The Great Auk
- First-edition cover
- Author: Tim Birkhead
- Cover artist: Bruce Pearson
- Language: English
- Subject: Great auk
- Publisher: Bloomsbury Sigma
- Publication date: 13 March 2025
- Publication place: United Kingdom
- Media type: Print, e-book and audiobook
- Pages: 288
- ISBN: 978-1-3994-1574-3

= The Great Auk =

2025 natural history book by Tim Birkhead

The Great Auk: Its Extraordinary Life, Hideous Death and Mysterious Afterlife is a 2025 natural history book by British ornithologist and evolutionary biologist Tim Birkhead. Published by Bloomsbury Sigma, it examines the biology of the extinct great auk, the human exploitation that caused its extinction, and the subsequent history of its surviving skins, eggs and other remains.

==Background and publication==

Birkhead began studying common guillemots on Skomer Island as a doctoral student in 1973. His 1976 DPhil thesis examined their breeding biology and survival, and the research subsequently developed into a fifty-year study of the island's guillemot population.

Before writing the book, Birkhead had also published research on the likely development of great auk chicks and on the species' incubation biology.

According to Oliver Southall in The Spectator, Birkhead's unexpected encounter with one of the great auk eggs formerly owned by aviator and egg collector Vivian Hewitt helped provide the impetus for the book. Hewitt had assembled thirteen great auk eggs and four mounted skins, and the later fate of his collection became one of the book's principal subjects.

The book was first published in the United Kingdom by Bloomsbury Sigma on 13 March 2025. A paperback edition was published on 18 June 2026.

==Contents==

The book is divided into two principal parts, entitled "Life" and "Afterlife". The first reconstructs the great auk's ecology, breeding behaviour and development, drawing comparisons with living members of the auk family such as guillemots and razorbills. It then traces human exploitation of the species, from prehistoric hunting to commercial slaughter at breeding colonies such as Funk Island, and the killing of the last known breeding pair on Eldey in Iceland.

The second part examines the history of the surviving eggs, skins, skeletons and preserved organs after the species became extinct. Much of this section concerns Hewitt's collection and the later sale, dispersal and disappearance of some of its specimens. The final chapters consider what museum remains and genetic research can reveal about the species, as well as reported sightings after 1844, the prospects and limitations of de-extinction, and the wider conservation lessons of the great auk's disappearance.

==Reception==

The book received generally favourable reviews. The Daily Telegraph described it as "mesmerising" and praised Birkhead as both an enthusiast and an authority on his subject.

Writing in The Spectator, Southall called the book "lively and meticulous". He highlighted its account of the commercial destruction of the species, the scientific pursuit of its final specimens and the later fascination exerted by its surviving remains.

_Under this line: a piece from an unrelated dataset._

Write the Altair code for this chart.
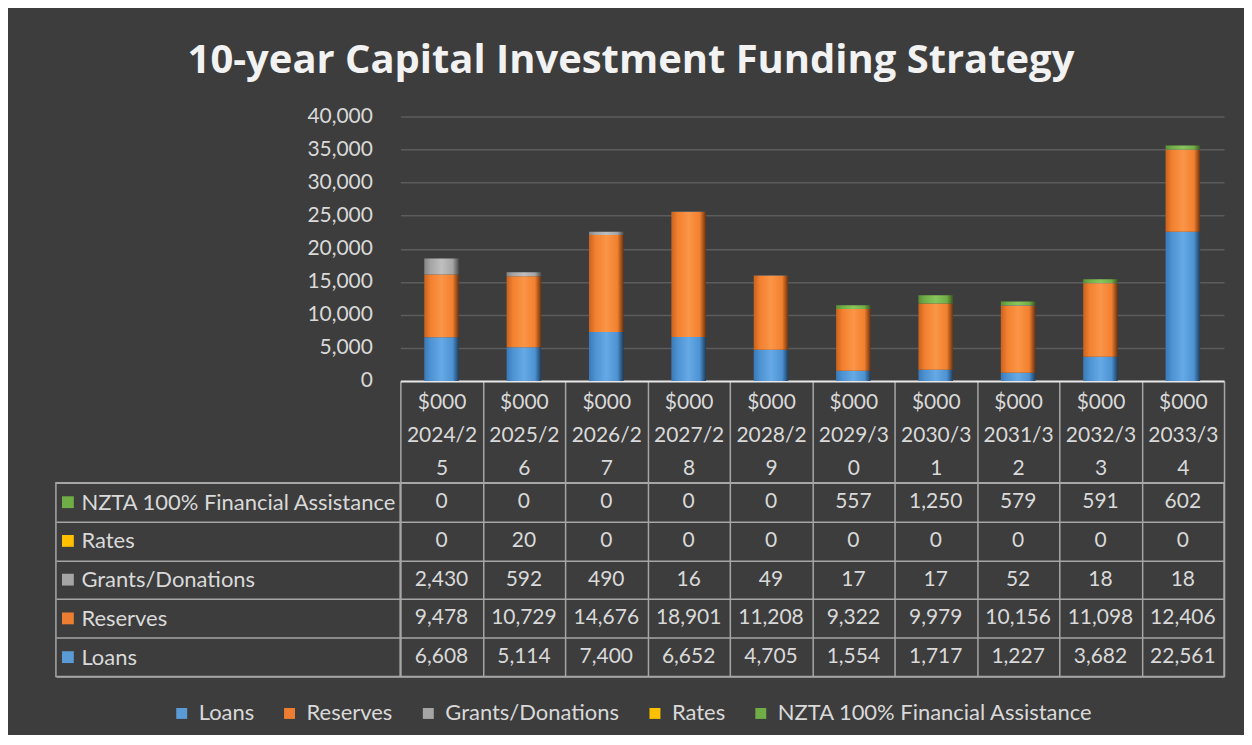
import altair as alt
import pandas as pd

# ---------------- data ----------------
years = ["2024/25", "2025/26", "2026/27", "2027/28", "2028/29",
         "2029/30", "2030/31", "2031/32", "2032/33", "2033/34"]
series = ["Loans", "Reserves", "Grants/Donations", "Rates",
          "NZTA 100% Financial Assistance"]
loans = [6608, 5114, 7400, 6652, 4705, 1554, 1717, 1227, 3682, 22561]
reserves = [9478, 10729, 14676, 18901, 11208, 9322, 9979, 10156, 11098, 12406]
grants = [2430, 592, 490, 16, 49, 17, 17, 52, 18, 18]
rates = [0, 20, 0, 0, 0, 0, 0, 0, 0, 0]
nzta = [0, 0, 0, 0, 0, 557, 1250, 579, 591, 602]
y_ticks = [0, 5000, 10000, 15000, 20000, 25000, 30000, 35000, 40000]

colors = ["#5b9bd5", "#ed7d31", "#a5a5a5", "#ffc000", "#70ad47"]
# bevel-like shading per series: (edge, base, highlight, dark edge)
shades = [
    ("#3b79b6", "#4d92d2", "#66a9e6", "#1e3d5c"),
    ("#c8621e", "#f2802f", "#fb9547", "#6a320f"),
    ("#848484", "#a5a5a5", "#bfbfbf", "#4c4c4c"),
    ("#c99700", "#ffc000", "#ffd24a", "#6e5300"),
    ("#5a8f38", "#70ad47", "#88c65c", "#38561f"),
]

values = [loans, reserves, grants, rates, nzta]
rows = []
for si, s in enumerate(series):
    for yi, yr in enumerate(years):
        rows.append({"year": yr, "series": s, "value": values[si][yi], "order": si})
df = pd.DataFrame(rows)
df_series = pd.DataFrame({"series": series})
table_order = list(reversed(series))

BG = "#3d3d3d"
TXT = "#d9d9d9"
GRID = "#a6a6a6"
FONT = "Lato"
FS = 21      # numbers
FSL = 22     # word labels


def grad(c):
    edge, base, light, dark = c
    return alt.LinearGradient(
        gradient="linear", x1=0, x2=1, y1=0, y2=0,
        stops=[alt.GradientStop(offset=0, color=edge),
               alt.GradientStop(offset=0.18, color=base),
               alt.GradientStop(offset=0.5, color=light),
               alt.GradientStop(offset=0.82, color=base),
               alt.GradientStop(offset=1, color=dark)])


band = alt.Scale(paddingInner=0, paddingOuter=0)

# ---------------- bars ----------------
xaxis = alt.Axis(title=None, orient="bottom", labelAngle=0,
                 domainColor="#e6e6e6", domainWidth=2,
                 tickBand="extent", tickSize=102, tickColor=GRID, tickWidth=1.5,
                 labelExpr="datum.label ? ['$000', substring(datum.label, 0, 6), substring(datum.label, 6)] : ''",
                 labelLineHeight=33, labelPadding=-91, labelBaseline="top",
                 labelFontSize=FS, labelColor=TXT, labelFont=FONT,
                 labelOverlap=False, grid=False)
yaxis = alt.Axis(title=None, values=y_ticks, format=",.0f", labelFontSize=FS,
                 labelColor=TXT, labelFont=FONT, labelPadding=28, ticks=False,
                 domain=False, grid=True, gridColor="#5c5c5c", gridWidth=1.5)

base = alt.Chart(df).transform_stack(
    stack="value", groupby=["year"], as_=["v0", "v1"],
    sort=[alt.SortField("order", order="ascending")])

layers = []
for i, s in enumerate(series):
    layers.append(
        base.transform_filter(alt.datum.order == i)
        .mark_bar(width=alt.RelativeBandSize(0.42), color=grad(shades[i]))
        .encode(
            x=alt.X("year:N", sort=years, scale=band, axis=xaxis),
            y=alt.Y("v0:Q", scale=alt.Scale(domain=[0, 40000], nice=False), axis=yaxis),
            y2="v1:Q",
        )
    )
bars = alt.layer(*layers).properties(width=825, height=265)

# ---------------- spacer (top-left) ----------------
spacer = alt.Chart(pd.DataFrame({"a": [0]})).mark_text().encode(
    text=alt.value("")).properties(width=345, height=265)

# ---------------- row labels with keys ----------------
keys = alt.Chart(df_series).mark_square(size=140, opacity=1).encode(
    x=alt.value(12),
    y=alt.Y("series:N", sort=table_order, scale=band,
            axis=alt.Axis(title=None, orient="left", labelAlign="left",
                          labelPadding=-25, labelFontSize=FSL, labelColor=TXT,
                          labelFont=FONT, labelLimit=0, ticks=False, domain=False,
                          grid=True, tickBand="extent", gridColor=GRID,
                          gridWidth=1.5, labelBaseline="middle")),
    color=alt.Color("series:N", scale=alt.Scale(domain=series, range=colors),
                    legend=alt.Legend(title=None, orient="none",
                                      legendX=115, legendY=587,
                                      direction="horizontal", symbolType="square",
                                      symbolSize=120, labelFontSize=FSL,
                                      labelColor=TXT, labelFont=FONT,
                                      labelOffset=6, columnPadding=24,
                                      labelLimit=0)),
).properties(width=345, height=194,
             view=alt.ViewBackground(stroke=GRID, strokeWidth=1.5))

# ---------------- value cells ----------------
cells = alt.Chart(df).mark_text(font=FONT, fontSize=FS, color=TXT).encode(
    x=alt.X("year:N", sort=years, scale=band,
            axis=alt.Axis(title=None, labels=False, ticks=False, domain=False,
                          grid=True, tickBand="extent", gridColor=GRID,
                          gridWidth=1.5)),
    y=alt.Y("series:N", sort=table_order, scale=band,
            axis=alt.Axis(title=None, labels=False, ticks=False, domain=False,
                          grid=True, tickBand="extent", gridColor=GRID,
                          gridWidth=1.5)),
    text=alt.Text("value:Q", format=","),
).properties(width=825, height=194,
             view=alt.ViewBackground(stroke=GRID, strokeWidth=1.5))

chart = alt.concat(
    spacer, bars, keys, cells, columns=2,
    spacing={"row": 102, "column": 0}, bounds="flush", align="each",
).properties(
    title=alt.TitleParams("10-year Capital Investment Funding Strategy",
                          fontSize=40, font="Open Sans", fontWeight="bold",
                          color="#f2f2f2", anchor="middle", offset=24, dx=-9),
    padding={"left": 47, "right": 19, "top": 33, "bottom": 10},
    background=BG,
).configure_view(stroke=None)

chart.save("out.html", embed_options={"renderer": "svg", "actions": False})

Jon Carter of the British Trust for Ornithology praised Birkhead's writing as accessible and informative. Carter particularly noted the book's combination of the species' biology and extinction with the sometimes unusual history of its eggs, skins and other remains.

Writing for the BirdGuides website, Josh Jones praised the book's clarity and readability, concluding: "Quite simply, it is one of the best natural history books I have read in some time."

Publishers Weekly called the book a "fascinating study", praising Birkhead's reconstruction of the species' probable behaviour and his discussion of what genetic analysis of preserved remains has revealed. The review described the book's account of human responsibility for the extinction as a warning about humanity's obligations towards the natural world.

The book also received an academic review in the ornithological journal Waterbirds.